House Minority Leader Kevin McCarthy and Minority Whip Steve Scalise both waited five days to criticize Rep. Greene’s remarks. After visiting the Holocaust Memorial Museum in June, she did the right thing and apologized: “There are words that I have said, remarks that I’ve made that I know are offensive, and for that I’d like to apologize.” And that was it: House Republicans made it clear that there was no real price to pay for this kind of rhetoric.
The results were predictable. On July 8, another freshman member of Congress, Lauren Boebert, dropped a Nazi reference to mock the Biden administration’s vaccination-education efforts:
Biden has deployed his Needle Nazis to Mesa County.— Lauren Boebert (@laurenboebert) July 8, 2021
The people of my district are more than smart enough to make their own decisions about the experimental vaccine and don’t need coercion by federal agents.
Did I wake up in Communist China? pic.twitter.com/gKXzogwM2C
Once again, Kevin McCarthy is delinquent in policing his conference. He has yet to publicly address Rep. Boebert’s tweet.
After all, it’s not clear what he stands to gain by doing so.
What makes the Holocaust off limits in political discourse, even in hyperbole? Who enforces the rule that the first person to compare their interlocutor to Hitler loses the argument? It’s been 76 years since the end of the Holocaust. Lifetimes have begun and ended since then. Most of the remaining survivors were children in the camps. Soon the last Allied soldiers to have liberated a camp will be gone, and the Holocaust will slip entirely and irrevocably from the realm of living memory to the realm of history.
Among the first to anticipate the moral meaning of this moment was Gen. Dwight Eisenhower, who in April 1945 ordered the documentation and publication of the horrors of the camps. He wanted to witness the atrocities firsthand so that, “if ever, in the future, there develops a tendency to charge these allegations merely to ‘propaganda,’” he could rebut the claim.

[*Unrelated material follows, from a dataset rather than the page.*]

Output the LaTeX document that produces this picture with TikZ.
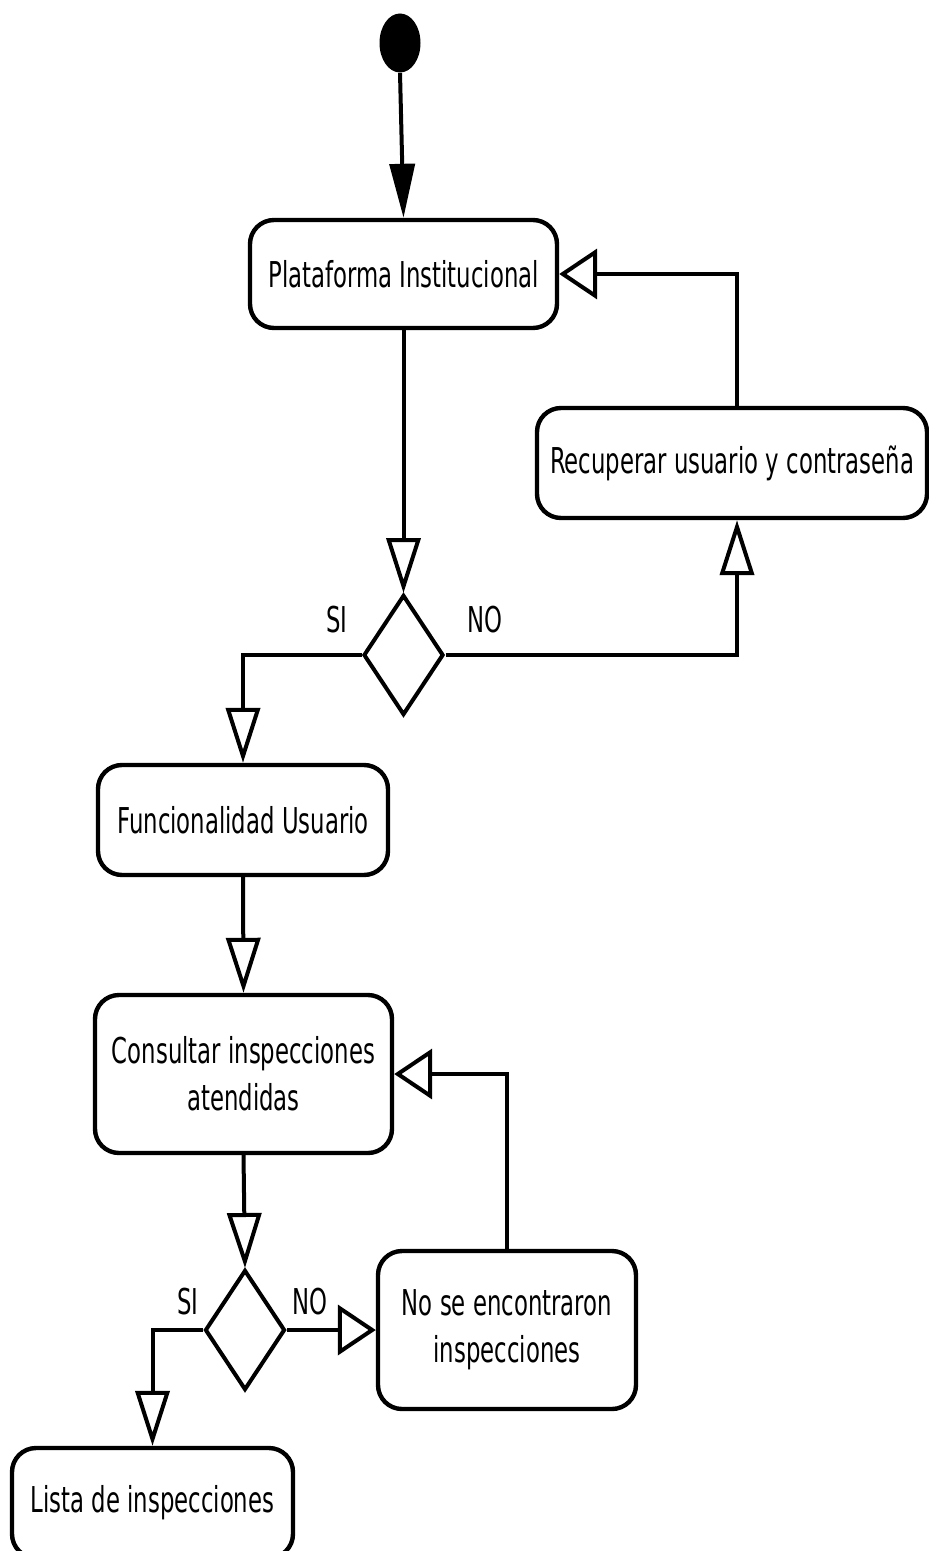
\documentclass[tikz,border=0pt]{standalone}
\usepackage{fontspec}
\setmainfont{DejaVu Sans}[FakeStretch=0.64]
\usepackage{tikz}
\usetikzlibrary{shapes.geometric}
\usetikzlibrary{positioning}
\usetikzlibrary{arrows.meta}

\tikzset{
  actividad/.style={draw,line width=2.2pt,rounded corners=12pt,align=center,
    inner sep=0pt,font=\fontsize{17.8}{23.5}\selectfont},
  decision/.style={draw,shape=diamond,line width=2pt,inner sep=0pt,
    minimum width=40pt,minimum height=60pt},
  inicio/.style={fill=black,shape=ellipse,inner sep=0pt,minimum width=20.5pt,minimum height=29.5pt},
  etiqueta/.style={font=\fontsize{17.8}{23.5}\selectfont,inner sep=0pt},
  flujo/.style={line width=2pt},
  bajada/.style={flujo,-{Triangle[open,length=27.5pt,width=17pt]}},
  lateral/.style={flujo,-{Triangle[open,length=19pt,width=25pt]}},
  entrada/.style={flujo,-{Triangle[length=27pt,width=12.5pt]}}
}

\begin{document}
\begin{tikzpicture}[x=0.5pt,y=-0.5pt]
\useasboundingbox[fill=white] (0,0) rectangle (928,1551);

\node (start) at (400,43) [inicio]{};
\node (plat) at (403.5,274) [actividad,minimum width=153.5pt,minimum height=54pt]{Plataforma Institucional};
\node (recup) at (732,463) [actividad,minimum width=195pt,minimum height=55pt]{Recuperar usuario y contraseña};
\node (dec1) at (403.5,655) [decision]{};
\node (func) at (243,820) [actividad,minimum width=145pt,minimum height=55pt]{Funcionalidad Usuario};
\node (consul) at (243.5,1074) [actividad,minimum width=148.5pt,minimum height=79pt]{Consultar inspecciones\\atendidas};
\node (dec2) at (245,1330) [decision]{};
\node (noenc) at (507,1330) [actividad,minimum width=129pt,minimum height=79pt]{No se encontraron\\inspecciones};
\node (lista) at (152.5,1503) [actividad,minimum width=140.5pt,minimum height=55pt]{Lista de inspecciones};

\node (si1) at (337,620) [etiqueta]{SI};
\node (no1) at (485,620) [etiqueta]{NO};
\node (si2) at (188,1302) [etiqueta]{SI};
\node (no2) at (310,1302) [etiqueta]{NO};

\draw[entrada] (start.south) -- (plat.north);
\draw[bajada] (plat.south) -- (dec1.north);
\draw[bajada] (dec1.west) -| (func.north);
\draw[bajada] (dec1.east) -| ([xshift=2.5pt]recup.south);
\draw[lateral] ([xshift=2.5pt]recup.north) |- (plat.east);
\draw[bajada] (func.south) -- (consul.north);
\draw[bajada] (consul.south) -- (dec2.north);
\draw[bajada] (dec2.west) -| (lista.north);
\draw[lateral] (dec2.east) -- (noenc.west);
\draw[lateral] (noenc.north) |- (consul.east);
\end{tikzpicture}
\end{document}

Recounting his visit to the Ohrdruf concentration camp, he wrote in his memoirs, “I visited every nook and cranny of the camp because I felt it my duty to be in a position from then on to testify at first hand about these things in case there ever grew up at home the belief or assumption that ‘the stories of Nazi brutality were just propaganda.’” As his grandson, David Eisenhower, explained a few years ago, Ike wanted photographs and videos made of the camps immediately after their liberation, because “‘If they do not see this, they’ll never understand emotionally.’ And so the idea was to make a record that people could emotionally connect with”—not just then, but in future generations.